You had better hope that the top banks in America can figure them out, because if they can’t we are done for. I want you to look hard at these numbers:
- J.P. Morgan/Chase 1.8 trillion in assets – 69.2 trillion in derivatives
- Citibank 1.3 trillion in assets – 52.1 trillion in derivatives
- Bank of America 1.4 trillion in assets – 44.4 trillion in derivatives
- Goldman Sachs 114 billion (with a “b”) in assets – 41.5 trillion (with a “t”) in derivatives
These numbers were current as of June 2012 and can be found in this government report. Basically we are looking at the same playing field all over again and American taxpayers will be asked to foot the bill, for a second time, if these big banks fail. If you look at the report closely you will find that it is primarily the richest banks that are taking this course. Why is that? In my opinion it is because they realize that American taxpayers are their “safety net.” The Federal Government will not allow the largest banks to fail and they know it. They are playing a dangerous game with our money.
Warren Buffett is not the only one who makes bad derivatives trades. J.P. Morgan announced last summer that it suffered 2 billion in losses from bad derivatives trades, and the story kept getting worse. Honestly I am not sure if the final numbers are in on those losses, but estimates kept going up. It is important to understand that the banks are still making very risky investments with your money, they are just using a different investment vehicle in 2013. Consider this quote from Bloomberg:
“Mark Mobius, executive chairman of Templeton Asset Management’s emerging markets group, said another financial crisis is inevitable because the causes of the previous one haven’t been resolved.

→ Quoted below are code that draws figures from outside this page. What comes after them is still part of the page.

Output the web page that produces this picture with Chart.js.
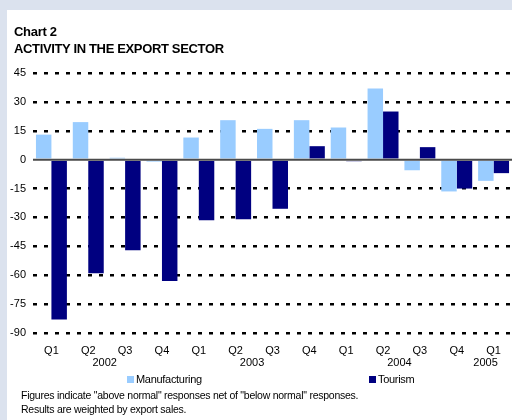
<!DOCTYPE html>
<html>
<head>
<meta charset="utf-8">
<script src="https://cdn.jsdelivr.net/npm/chart.js@4.4.0/dist/chart.umd.min.js"></script>
<style>
  html, body { margin: 0; padding: 0; width: 512px; height: 420px; overflow: hidden; background: #dbe2ee; }
  #panel { position: absolute; left: 7px; top: 10px; width: 505px; height: 410px; background: #ffffff; }
  #wrap { position: absolute; left: 0; top: 0; width: 512px; height: 420px; }
  .t { position: absolute; font-family: "Liberation Sans", Arial, sans-serif; color: #000; white-space: nowrap; }
  #t1 { left: 14px; top: 24px; font-size: 13px; font-weight: bold; letter-spacing: -0.3px; }
  #t2 { left: 14px; top: 41px; font-size: 13px; font-weight: bold; letter-spacing: -0.35px; }
  #leg { left: 0; top: 373px; width: 512px; height: 14px; font-size: 11px; letter-spacing: -0.3px; }
  .li { position: absolute; top: 0; }
  .sw { display: inline-block; width: 7px; height: 7px; margin-right: 2px; vertical-align: 0px; }
  #f1 { left: 21px; top: 389px; font-size: 10.5px; letter-spacing: -0.25px; }
  #f2 { left: 21px; top: 403px; font-size: 10.5px; letter-spacing: -0.25px; }
</style>
</head>
<body>
<div id="panel"></div>
<div id="wrap"><canvas id="c" width="512" height="420"></canvas></div>
<div class="t" id="t1">Chart 2</div>
<div class="t" id="t2">ACTIVITY IN THE EXPORT SECTOR</div>
<div class="t" id="leg"></div>
<div class="t" id="f1">Figures indicate "above normal" responses net of "below normal" responses.</div>
<div class="t" id="f2">Results are weighted by export sales.</div>
<script>
// ---- data ----
const quarters = ['Q1','Q2','Q3','Q4','Q1','Q2','Q3','Q4','Q1','Q2','Q3','Q4','Q1'];
const years = ['2002','2003','2004','2005'];
const yearQuarterCounts = [4, 4, 4, 1];
const manufacturing = [13, 19.5, 1, -1, 11.5, 20.5, 16, 20.5, 16.7, 37, -5.5, -16.5, -11];
const tourism = [-83, -59, -47, -63, -31.5, -31, -25.5, 7, -0.8, 25, 6.5, -15, -7];
const seriesNames = ['Manufacturing', 'Tourism'];
const seriesColors = ['#99ccff', '#000080'];
const yTicks = [45, 30, 15, 0, -15, -30, -45, -60, -75, -90];

// ---- HTML legend ----
const leg = document.getElementById('leg');
const legPos = [127, 369];
seriesNames.forEach((n, i) => {
  const d = document.createElement('span');
  d.className = 'li';
  d.style.left = legPos[i] + 'px';
  d.innerHTML = '<span class="sw" style="background:' + seriesColors[i] + '"></span>' + n;
  leg.appendChild(d);
});

const FONT = '"Liberation Sans", Arial, sans-serif';

const extras = {
  id: 'extras',
  afterDatasetsDraw(chart) {
    const ctx = chart.ctx;
    const y = chart.scales.y;
    const ca = chart.chartArea;
    const y0 = y.getPixelForValue(0);
    ctx.save();
    ctx.strokeStyle = '#4a4a4a';
    ctx.lineWidth = 2;
    ctx.beginPath();
    ctx.moveTo(ca.left, y0);
    ctx.lineTo(ca.right, y0);
    ctx.stroke();
    ctx.restore();
  },
  afterDraw(chart) {
    const ctx = chart.ctx;
    const x = chart.scales.x;
    ctx.save();
    ctx.fillStyle = '#000';
    ctx.font = '11px ' + FONT;
    ctx.textAlign = 'center';
    ctx.textBaseline = 'middle';
    let start = 0;
    years.forEach((yr, i) => {
      const n = yearQuarterCounts[i];
      const mid = start + (n - 1) / 2;
      const px = (n > 1) ? x.getPixelForValue(mid) : x.getPixelForValue(mid) - 6;
      ctx.fillText(yr, px - 2, 363);
      start += n;
    });
    ctx.restore();
  }
};

new Chart(document.getElementById('c'), {
  type: 'bar',
  data: {
    labels: quarters,
    datasets: [
      { label: seriesNames[0], data: manufacturing, backgroundColor: seriesColors[0], borderWidth: 0 },
      { label: seriesNames[1], data: tourism, backgroundColor: seriesColors[1], borderWidth: 0 }
    ]
  },
  options: {
    responsive: false,
    animation: false,
    devicePixelRatio: 1,
    layout: { padding: { top: 73, left: 0, right: 0, bottom: 0 } },
    plugins: { legend: { display: false }, title: { display: false }, tooltip: { enabled: false } },
    datasets: { bar: { categoryPercentage: 0.84, barPercentage: 1.0 } },
    scales: {
      x: {
        grid: { display: false, drawTicks: false },
        border: { display: false },
        ticks: { color: '#000', font: { family: FONT, size: 11 }, padding: 11, maxRotation: 0, autoSkip: false },
        afterFit(s) { s.height = 87; }
      },
      y: {
        min: -90, max: 45,
        afterBuildTicks(s) { s.ticks = yTicks.map(v => ({ value: v })); },
        grid: {
          drawTicks: false,
          color: (c) => (c.tick && c.tick.value === 0) ? 'rgba(0,0,0,0)' : '#000',
          lineWidth: 2.5
        },
        border: { display: false, dash: [4, 7] },
        ticks: { color: '#000', font: { family: FONT, size: 11 }, padding: 7 },
        afterFit(s) { s.width = 33; }
      }
    }
  },
  plugins: [extras]
});
</script>
</body>
</html>
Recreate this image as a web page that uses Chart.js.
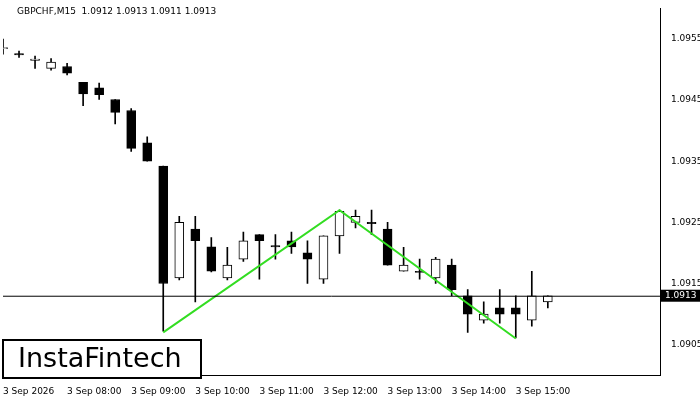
<!DOCTYPE html>
<html>
<head>
<script src="https://cdn.jsdelivr.net/npm/chart.js@4"></script>
<style>
  body { margin: 0; background: #fff; }
  #wrap { width: 700px; height: 400px; }
</style>
</head>
<body>
<div id="wrap"><canvas id="c" width="700" height="400"></canvas></div>
<script>
// GBPCHF M15 candles, 3 Sep 2026 from 07:00
const times = ['07:00','07:15','07:30','07:45','08:00','08:15','08:30','08:45','09:00','09:15','09:30','09:45',
  '10:00','10:15','10:30','10:45','11:00','11:15','11:30','11:45','12:00','12:15','12:30','12:45',
  '13:00','13:15','13:30','13:45','14:00','14:15','14:30','14:45','15:00','15:15','15:30'];
const opens  = [1.09534,1.09526,1.09515,1.09502,1.09505,1.09479,1.09470,1.09451,1.09433,1.09380,1.09342,1.09159,
  1.09239,1.09210,1.09159,1.09190,1.09230,1.09212,1.09220,1.09200,1.09157,1.09228,1.09250,1.09250,
  1.09239,1.09170,1.09170,1.09159,1.09180,1.09130,1.09090,1.09110,1.09110,1.09090,1.09120];
const closes = [1.09536,1.09524,1.09517,1.09512,1.09494,1.09460,1.09459,1.09430,1.09371,1.09350,1.09150,1.09250,
  1.09220,1.09170,1.09180,1.09220,1.09220,1.09210,1.09210,1.09190,1.09228,1.09268,1.09260,1.09248,
  1.09180,1.09180,1.09168,1.09190,1.09140,1.09100,1.09100,1.09100,1.09100,1.09130,1.09130];
const highs  = [1.09550,1.09530,1.09522,1.09518,1.09510,1.09478,1.09478,1.09451,1.09436,1.09390,1.09342,1.09260,
  1.09260,1.09225,1.09209,1.09234,1.09230,1.09230,1.09234,1.09220,1.09228,1.09270,1.09270,1.09270,
  1.09250,1.09209,1.09190,1.09193,1.09190,1.09140,1.09120,1.09140,1.09130,1.09170,1.09130];
const lows   = [1.09525,1.09520,1.09502,1.09499,1.09491,1.09441,1.09451,1.09411,1.09366,1.09350,1.09072,1.09156,
  1.09120,1.09169,1.09156,1.09186,1.09157,1.09190,1.09199,1.09150,1.09150,1.09199,1.09241,1.09230,
  1.09180,1.09170,1.09157,1.09150,1.09130,1.09070,1.09085,1.09085,1.09061,1.09080,1.09110];
const pattern = [[10, 1.09070], [21, 1.09270], [32, 1.09060]];
const yTicks = [1.0905, 1.0915, 1.0925, 1.0935, 1.0945, 1.0955];
const lastPrice = 1.0913;
const emptySlots = 7; // space right of the last candle

const labels = times.map((t, i) => i === 0 ? '3 Sep 2026' : '3 Sep ' + t);
for (let i = 0; i < emptySlots; i++) labels.push('');
const wicks = lows.map((l, i) => [l, highs[i]]);
const bodies = opens.map((o, i) => o === closes[i] ? [o - 0.000008, o + 0.000008] : [o, closes[i]]);
const bodyFill = opens.map((o, i) => closes[i] > o ? '#ffffff' : '#000000');
const patternLine = labels.map(() => null);
pattern.forEach(p => { patternLine[p[0]] = p[1]; });

const overlay = {
  id: 'overlay',
  afterDraw(chart) {
    const ctx = chart.ctx, a = chart.chartArea, y = chart.scales.y;
    ctx.save();
    // current price line
    const py = y.getPixelForValue(lastPrice);
    ctx.strokeStyle = '#000'; ctx.lineWidth = 1;
    ctx.beginPath(); ctx.moveTo(a.left, py + 0.5); ctx.lineTo(a.right, py + 0.5); ctx.stroke();
    ctx.fillStyle = '#000';
    ctx.fillRect(a.right + 1, py - 6, 40, 12);
    ctx.fillStyle = '#fff'; ctx.font = '9px "DejaVu Sans"'; ctx.textBaseline = 'middle';
    ctx.fillText(lastPrice.toFixed(4), a.right + 5, py);
    // header
    ctx.fillStyle = '#000'; ctx.textBaseline = 'top';
    ctx.fillText('GBPCHF,M15  1.0912 1.0913 1.0911 1.0913', 17, 7);
    // logo box
    ctx.fillStyle = '#fff'; ctx.fillRect(3, 340, 198, 38);
    ctx.strokeStyle = '#000'; ctx.lineWidth = 2; ctx.strokeRect(3, 340, 198, 38);
    ctx.fillStyle = '#000'; ctx.font = '27px "DejaVu Sans"'; ctx.textBaseline = 'middle';
    ctx.fillText('InstaFintech', 18, 360);
    ctx.restore();
  }
};

new Chart(document.getElementById('c'), {
  data: {
    labels: labels,
    datasets: [
      { type: 'line', data: patternLine, spanGaps: true, borderColor: '#33dd22', borderWidth: 2,
        pointRadius: 0, order: 0 },
      { type: 'bar', data: bodies, backgroundColor: bodyFill, borderColor: '#000', borderWidth: 1,
        borderSkipped: false, barThickness: 9, grouped: false, order: 1 },
      { type: 'bar', data: wicks, backgroundColor: '#000', barThickness: 1, grouped: false, order: 2 }
    ]
  },
  options: {
    responsive: false,
    animation: false,
    layout: { padding: { top: 5, left: 0, right: 0 } },
    plugins: { legend: { display: false }, tooltip: { enabled: false } },
    scales: {
      x: {
        offset: false,
        grid: { display: false },
        border: { color: '#000' },
        ticks: {
          autoSkip: false, maxRotation: 0, align: 'start', color: '#000',
          font: { size: 9, family: 'DejaVu Sans' },
          callback: (v, i) => (i % 4 === 0 && i < times.length) ? labels[i] : ''
        }
      },
      y: {
        position: 'right',
        min: 1.0900, max: 1.0960,
        grid: { display: false },
        border: { color: '#000' },
        afterBuildTicks: s => { s.ticks = yTicks.map(v => ({ value: v })); },
        afterFit: s => { s.width = 40; },
        ticks: { color: '#000', font: { size: 9, family: 'DejaVu Sans' }, callback: v => v.toFixed(4) }
      }
    }
  },
  plugins: [overlay]
});
</script>
</body>
</html>
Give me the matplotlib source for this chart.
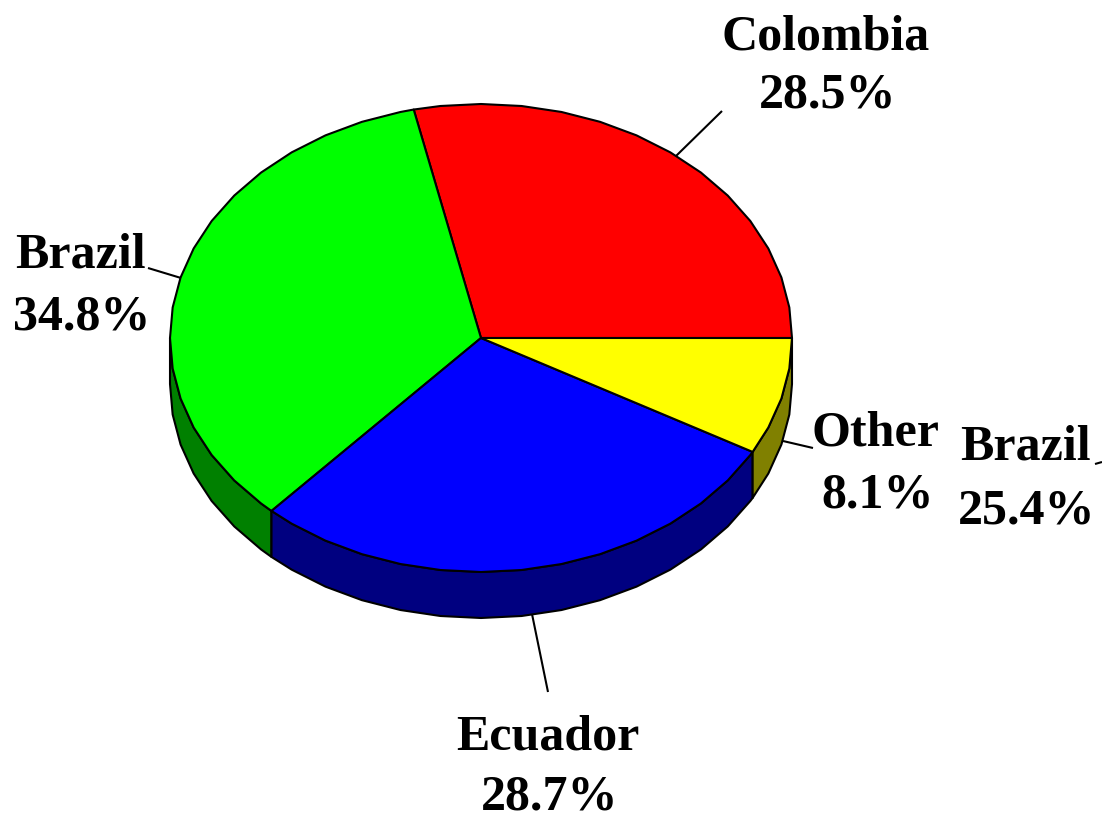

‘There is definitely going to be another financial crisis around the corner because we haven’t solved any of the things that caused the previous crisis,’ Mobius said at the Foreign Correspondents’ Club of Japan in Tokyo today in response to a question about price swings. ‘Are the derivatives regulated? No. Are you still getting growth in derivatives? Yes.’
Herein lies the problem. The biggest banks in America play by a different set of rules than the smaller banks. They understand that the government can not afford to let them fail. If the largest banks in America fail then the whole country potentially goes with them. They forge ahead, acting like high-stakes poker players, and continue to put your money where the rewards can be high (for them) and the risks can be devastating (for you).
When the derivatives bubble bursts, and it will, then we are right back to the same place we were a few years ago as a best case scenario. As a worst case scenario it could be total collapse this time. It could lead to a devastating collapse of the American economy and trigger a global market collapse that has never been seen before.
“Peter Schiff warns the United States will win the global currency war, but we will pay a heavy price for the ‘victory.’
Schiff, the CEO of Euro Pacific Capital and a long-time critic of the Federal Reserve, says the U.S. economy will ‘implode’ due to the measures enacted by our government to win the war, including artificially low interest rates and multiple rounds of quantitative easing (printing money).
The reason, Schiff explains, is the current monetary policy is unsustainable. ‘We’re broke. We owe trillions. Look at our budget deficit, look at the debt-to-GDP (ratio), the unfunded liabilities,’ Schiff added. ‘If we were in the eurozone, they would kick us out.’
Agreeing with Schiff’s pessimistic outlook is Marc Faber, the noted Swiss economist and investor. Faber says the United States is facing a systemic crisis, and ‘eventually everything will collapse.’ Like Schiff, Faber also holds the Federal Reserve responsible for the country’s problems, but acknowledges that Fed Chairman Ben Bernanke isn’t alone in destroying the dollar.
‘Bernanke is a money printer, Europeans will print money, the Chinese will print money, everybody will print money.” And the consequence, according to Faber, is “the purchasing power of paper money will go down.’
Faber predicts a global collapse, and says the blame rests primarily on Bernanke’s shoulders. ‘The monetary policies of the U.S. will destroy the world.'”
Enjoy those record highs my friends because when the stock prices start to come back down to earth, and they will, it will have a domino effect that is unprecedented. This crash could be the end of the world economic system as we know it.
My best suggestion is to forget about the market and start buying things with actual barter value, and first and foremost make sure you have guns and ammo. You have to remember, once again, that I have no securities license and you have to be careful about taking financial advice from someone who is not technically qualified to give it, but that’s my opinion. Most of my financial classes were taken at the School of Hard Knocks, as many can relate to I’m sure.
It is no secret that the Department of Homeland Security has stepped up their game in recent months….huge ammo purchases, AR-15s, light-armored tanks, etc.
What do you think they are preparing for? Civil unrest is coming. Whether it was planned or not no longer matters, because the point is that it can not be stopped at this stage in the game.
It’s not a matter of “if.” It’s a matter of “when.” Is that a pessimistic outlook? You bet it is. But if you look at the numbers you can not make a case for this continuing indefinitely. The Obama administration has erected another house of cards and it will come crashing down.